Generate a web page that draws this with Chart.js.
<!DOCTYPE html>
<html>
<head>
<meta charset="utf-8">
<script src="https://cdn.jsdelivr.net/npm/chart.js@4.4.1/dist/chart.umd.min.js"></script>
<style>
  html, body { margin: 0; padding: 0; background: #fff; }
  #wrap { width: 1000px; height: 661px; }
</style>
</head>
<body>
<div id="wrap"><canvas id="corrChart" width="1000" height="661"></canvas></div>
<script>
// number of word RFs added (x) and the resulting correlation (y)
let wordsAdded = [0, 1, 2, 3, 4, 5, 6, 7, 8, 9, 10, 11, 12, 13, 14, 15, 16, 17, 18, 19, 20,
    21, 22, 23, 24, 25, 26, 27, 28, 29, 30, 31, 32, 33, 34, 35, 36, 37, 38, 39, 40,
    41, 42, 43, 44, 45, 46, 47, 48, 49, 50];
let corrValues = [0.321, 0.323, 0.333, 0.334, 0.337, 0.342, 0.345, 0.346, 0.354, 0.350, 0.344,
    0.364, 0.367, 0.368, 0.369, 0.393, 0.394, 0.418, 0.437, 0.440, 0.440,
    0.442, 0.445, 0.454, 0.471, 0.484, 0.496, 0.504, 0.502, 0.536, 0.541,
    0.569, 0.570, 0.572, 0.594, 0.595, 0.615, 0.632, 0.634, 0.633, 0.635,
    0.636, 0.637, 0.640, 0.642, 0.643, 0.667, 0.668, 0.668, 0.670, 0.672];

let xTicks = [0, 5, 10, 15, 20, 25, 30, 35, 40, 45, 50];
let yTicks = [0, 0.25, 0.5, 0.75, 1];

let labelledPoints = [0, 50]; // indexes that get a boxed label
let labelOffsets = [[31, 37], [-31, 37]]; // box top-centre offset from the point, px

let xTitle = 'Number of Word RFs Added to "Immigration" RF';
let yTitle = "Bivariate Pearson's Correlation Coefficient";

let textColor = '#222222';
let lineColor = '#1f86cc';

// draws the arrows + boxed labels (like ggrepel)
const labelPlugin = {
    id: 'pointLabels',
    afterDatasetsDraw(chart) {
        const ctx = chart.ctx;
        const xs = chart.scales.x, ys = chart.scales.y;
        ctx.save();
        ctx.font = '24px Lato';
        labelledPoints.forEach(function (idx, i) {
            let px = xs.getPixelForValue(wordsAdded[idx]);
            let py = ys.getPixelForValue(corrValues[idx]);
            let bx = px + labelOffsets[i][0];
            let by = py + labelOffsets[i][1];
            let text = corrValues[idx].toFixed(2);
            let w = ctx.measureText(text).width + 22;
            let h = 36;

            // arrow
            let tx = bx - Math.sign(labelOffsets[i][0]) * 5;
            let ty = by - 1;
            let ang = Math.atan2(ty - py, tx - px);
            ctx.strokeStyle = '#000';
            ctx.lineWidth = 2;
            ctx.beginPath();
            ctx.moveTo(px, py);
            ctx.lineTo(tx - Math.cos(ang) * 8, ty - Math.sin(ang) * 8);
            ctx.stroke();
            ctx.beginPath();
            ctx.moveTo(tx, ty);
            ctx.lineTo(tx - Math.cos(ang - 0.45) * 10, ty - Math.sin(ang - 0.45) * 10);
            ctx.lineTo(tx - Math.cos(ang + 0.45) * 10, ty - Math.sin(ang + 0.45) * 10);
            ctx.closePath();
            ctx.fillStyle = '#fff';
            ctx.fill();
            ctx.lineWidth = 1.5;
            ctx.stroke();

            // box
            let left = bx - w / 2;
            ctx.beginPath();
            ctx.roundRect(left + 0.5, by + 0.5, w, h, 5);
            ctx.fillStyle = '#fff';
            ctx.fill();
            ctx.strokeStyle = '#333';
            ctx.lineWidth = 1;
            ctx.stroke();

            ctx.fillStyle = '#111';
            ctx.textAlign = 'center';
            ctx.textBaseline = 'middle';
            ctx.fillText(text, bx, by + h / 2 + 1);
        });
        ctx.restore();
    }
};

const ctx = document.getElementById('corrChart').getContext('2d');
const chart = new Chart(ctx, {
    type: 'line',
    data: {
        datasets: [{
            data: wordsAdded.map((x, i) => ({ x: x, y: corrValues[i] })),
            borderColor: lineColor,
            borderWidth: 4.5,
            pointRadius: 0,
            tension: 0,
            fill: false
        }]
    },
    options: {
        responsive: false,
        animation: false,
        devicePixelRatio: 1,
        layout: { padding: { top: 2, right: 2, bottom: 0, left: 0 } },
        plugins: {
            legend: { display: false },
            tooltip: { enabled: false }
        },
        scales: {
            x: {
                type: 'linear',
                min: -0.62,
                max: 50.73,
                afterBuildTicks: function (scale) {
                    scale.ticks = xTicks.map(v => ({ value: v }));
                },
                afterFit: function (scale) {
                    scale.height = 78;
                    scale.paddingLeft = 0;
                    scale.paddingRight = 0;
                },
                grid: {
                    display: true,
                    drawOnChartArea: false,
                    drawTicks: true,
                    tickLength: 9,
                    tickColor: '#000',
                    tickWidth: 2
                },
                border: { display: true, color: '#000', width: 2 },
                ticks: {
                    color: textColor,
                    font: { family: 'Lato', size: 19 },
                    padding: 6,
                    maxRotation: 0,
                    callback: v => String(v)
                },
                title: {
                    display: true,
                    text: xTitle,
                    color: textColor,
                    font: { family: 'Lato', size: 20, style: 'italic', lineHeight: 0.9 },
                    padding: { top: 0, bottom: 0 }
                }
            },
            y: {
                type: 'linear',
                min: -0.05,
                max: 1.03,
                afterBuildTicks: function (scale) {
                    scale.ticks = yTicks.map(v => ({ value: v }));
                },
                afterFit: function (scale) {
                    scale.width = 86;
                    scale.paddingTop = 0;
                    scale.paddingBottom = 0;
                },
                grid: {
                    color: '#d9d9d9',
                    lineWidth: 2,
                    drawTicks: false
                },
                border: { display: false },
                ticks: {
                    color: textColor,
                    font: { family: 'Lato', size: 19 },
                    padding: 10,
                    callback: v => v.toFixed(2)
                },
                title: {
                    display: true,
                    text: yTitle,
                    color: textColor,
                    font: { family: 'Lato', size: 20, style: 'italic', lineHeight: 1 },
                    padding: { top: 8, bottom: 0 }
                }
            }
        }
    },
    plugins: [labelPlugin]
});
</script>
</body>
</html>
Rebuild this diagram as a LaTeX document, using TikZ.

· · · · · · ·

Type out the full listing again, exactly as given.

ANSWER FOR THIS EXERCISE:
Generate a web page that draws this with Chart.js.
<!DOCTYPE html>
<html>
<head>
<meta charset="utf-8">
<script src="https://cdn.jsdelivr.net/npm/chart.js@4.4.1/dist/chart.umd.min.js"></script>
<style>
  html, body { margin: 0; padding: 0; background: #fff; }
  #wrap { width: 1000px; height: 661px; }
</style>
</head>
<body>
<div id="wrap"><canvas id="corrChart" width="1000" height="661"></canvas></div>
<script>
// number of word RFs added (x) and the resulting correlation (y)
let wordsAdded = [0, 1, 2, 3, 4, 5, 6, 7, 8, 9, 10, 11, 12, 13, 14, 15, 16, 17, 18, 19, 20,
    21, 22, 23, 24, 25, 26, 27, 28, 29, 30, 31, 32, 33, 34, 35, 36, 37, 38, 39, 40,
    41, 42, 43, 44, 45, 46, 47, 48, 49, 50];
let corrValues = [0.321, 0.323, 0.333, 0.334, 0.337, 0.342, 0.345, 0.346, 0.354, 0.350, 0.344,
    0.364, 0.367, 0.368, 0.369, 0.393, 0.394, 0.418, 0.437, 0.440, 0.440,
    0.442, 0.445, 0.454, 0.471, 0.484, 0.496, 0.504, 0.502, 0.536, 0.541,
    0.569, 0.570, 0.572, 0.594, 0.595, 0.615, 0.632, 0.634, 0.633, 0.635,
    0.636, 0.637, 0.640, 0.642, 0.643, 0.667, 0.668, 0.668, 0.670, 0.672];

let xTicks = [0, 5, 10, 15, 20, 25, 30, 35, 40, 45, 50];
let yTicks = [0, 0.25, 0.5, 0.75, 1];

let labelledPoints = [0, 50]; // indexes that get a boxed label
let labelOffsets = [[31, 37], [-31, 37]]; // box top-centre offset from the point, px

let xTitle = 'Number of Word RFs Added to "Immigration" RF';
let yTitle = "Bivariate Pearson's Correlation Coefficient";

let textColor = '#222222';
let lineColor = '#1f86cc';

// draws the arrows + boxed labels (like ggrepel)
const labelPlugin = {
    id: 'pointLabels',
    afterDatasetsDraw(chart) {
        const ctx = chart.ctx;
        const xs = chart.scales.x, ys = chart.scales.y;
        ctx.save();
        ctx.font = '24px Lato';
        labelledPoints.forEach(function (idx, i) {
            let px = xs.getPixelForValue(wordsAdded[idx]);
            let py = ys.getPixelForValue(corrValues[idx]);
            let bx = px + labelOffsets[i][0];
            let by = py + labelOffsets[i][1];
            let text = corrValues[idx].toFixed(2);
            let w = ctx.measureText(text).width + 22;
            let h = 36;

            // arrow
            let tx = bx - Math.sign(labelOffsets[i][0]) * 5;
            let ty = by - 1;
            let ang = Math.atan2(ty - py, tx - px);
            ctx.strokeStyle = '#000';
            ctx.lineWidth = 2;
            ctx.beginPath();
            ctx.moveTo(px, py);
            ctx.lineTo(tx - Math.cos(ang) * 8, ty - Math.sin(ang) * 8);
            ctx.stroke();
            ctx.beginPath();
            ctx.moveTo(tx, ty);
            ctx.lineTo(tx - Math.cos(ang - 0.45) * 10, ty - Math.sin(ang - 0.45) * 10);
            ctx.lineTo(tx - Math.cos(ang + 0.45) * 10, ty - Math.sin(ang + 0.45) * 10);
            ctx.closePath();
            ctx.fillStyle = '#fff';
            ctx.fill();
            ctx.lineWidth = 1.5;
            ctx.stroke();

            // box
            let left = bx - w / 2;
            ctx.beginPath();
            ctx.roundRect(left + 0.5, by + 0.5, w, h, 5);
            ctx.fillStyle = '#fff';
            ctx.fill();
            ctx.strokeStyle = '#333';
            ctx.lineWidth = 1;
            ctx.stroke();

            ctx.fillStyle = '#111';
            ctx.textAlign = 'center';
            ctx.textBaseline = 'middle';
            ctx.fillText(text, bx, by + h / 2 + 1);
        });
        ctx.restore();
    }
};

const ctx = document.getElementById('corrChart').getContext('2d');
const chart = new Chart(ctx, {
    type: 'line',
    data: {
        datasets: [{
            data: wordsAdded.map((x, i) => ({ x: x, y: corrValues[i] })),
            borderColor: lineColor,
            borderWidth: 4.5,
            pointRadius: 0,
            tension: 0,
            fill: false
        }]
    },
    options: {
        responsive: false,
        animation: false,
        devicePixelRatio: 1,
        layout: { padding: { top: 2, right: 2, bottom: 0, left: 0 } },
        plugins: {
            legend: { display: false },
            tooltip: { enabled: false }
        },
        scales: {
            x: {
                type: 'linear',
                min: -0.62,
                max: 50.73,
                afterBuildTicks: function (scale) {
                    scale.ticks = xTicks.map(v => ({ value: v }));
                },
                afterFit: function (scale) {
                    scale.height = 78;
                    scale.paddingLeft = 0;
                    scale.paddingRight = 0;
                },
                grid: {
                    display: true,
                    drawOnChartArea: false,
                    drawTicks: true,
                    tickLength: 9,
                    tickColor: '#000',
                    tickWidth: 2
                },
                border: { display: true, color: '#000', width: 2 },
                ticks: {
                    color: textColor,
                    font: { family: 'Lato', size: 19 },
                    padding: 6,
                    maxRotation: 0,
                    callback: v => String(v)
                },
                title: {
                    display: true,
                    text: xTitle,
                    color: textColor,
                    font: { family: 'Lato', size: 20, style: 'italic', lineHeight: 0.9 },
                    padding: { top: 0, bottom: 0 }
                }
            },
            y: {
                type: 'linear',
                min: -0.05,
                max: 1.03,
                afterBuildTicks: function (scale) {
                    scale.ticks = yTicks.map(v => ({ value: v }));
                },
                afterFit: function (scale) {
                    scale.width = 86;
                    scale.paddingTop = 0;
                    scale.paddingBottom = 0;
                },
                grid: {
                    color: '#d9d9d9',
                    lineWidth: 2,
                    drawTicks: false
                },
                border: { display: false },
                ticks: {
                    color: textColor,
                    font: { family: 'Lato', size: 19 },
                    padding: 10,
                    callback: v => v.toFixed(2)
                },
                title: {
                    display: true,
                    text: yTitle,
                    color: textColor,
                    font: { family: 'Lato', size: 20, style: 'italic', lineHeight: 1 },
                    padding: { top: 8, bottom: 0 }
                }
            }
        }
    },
    plugins: [labelPlugin]
});
</script>
</body>
</html>
Rebuild this diagram as a LaTeX document, using TikZ.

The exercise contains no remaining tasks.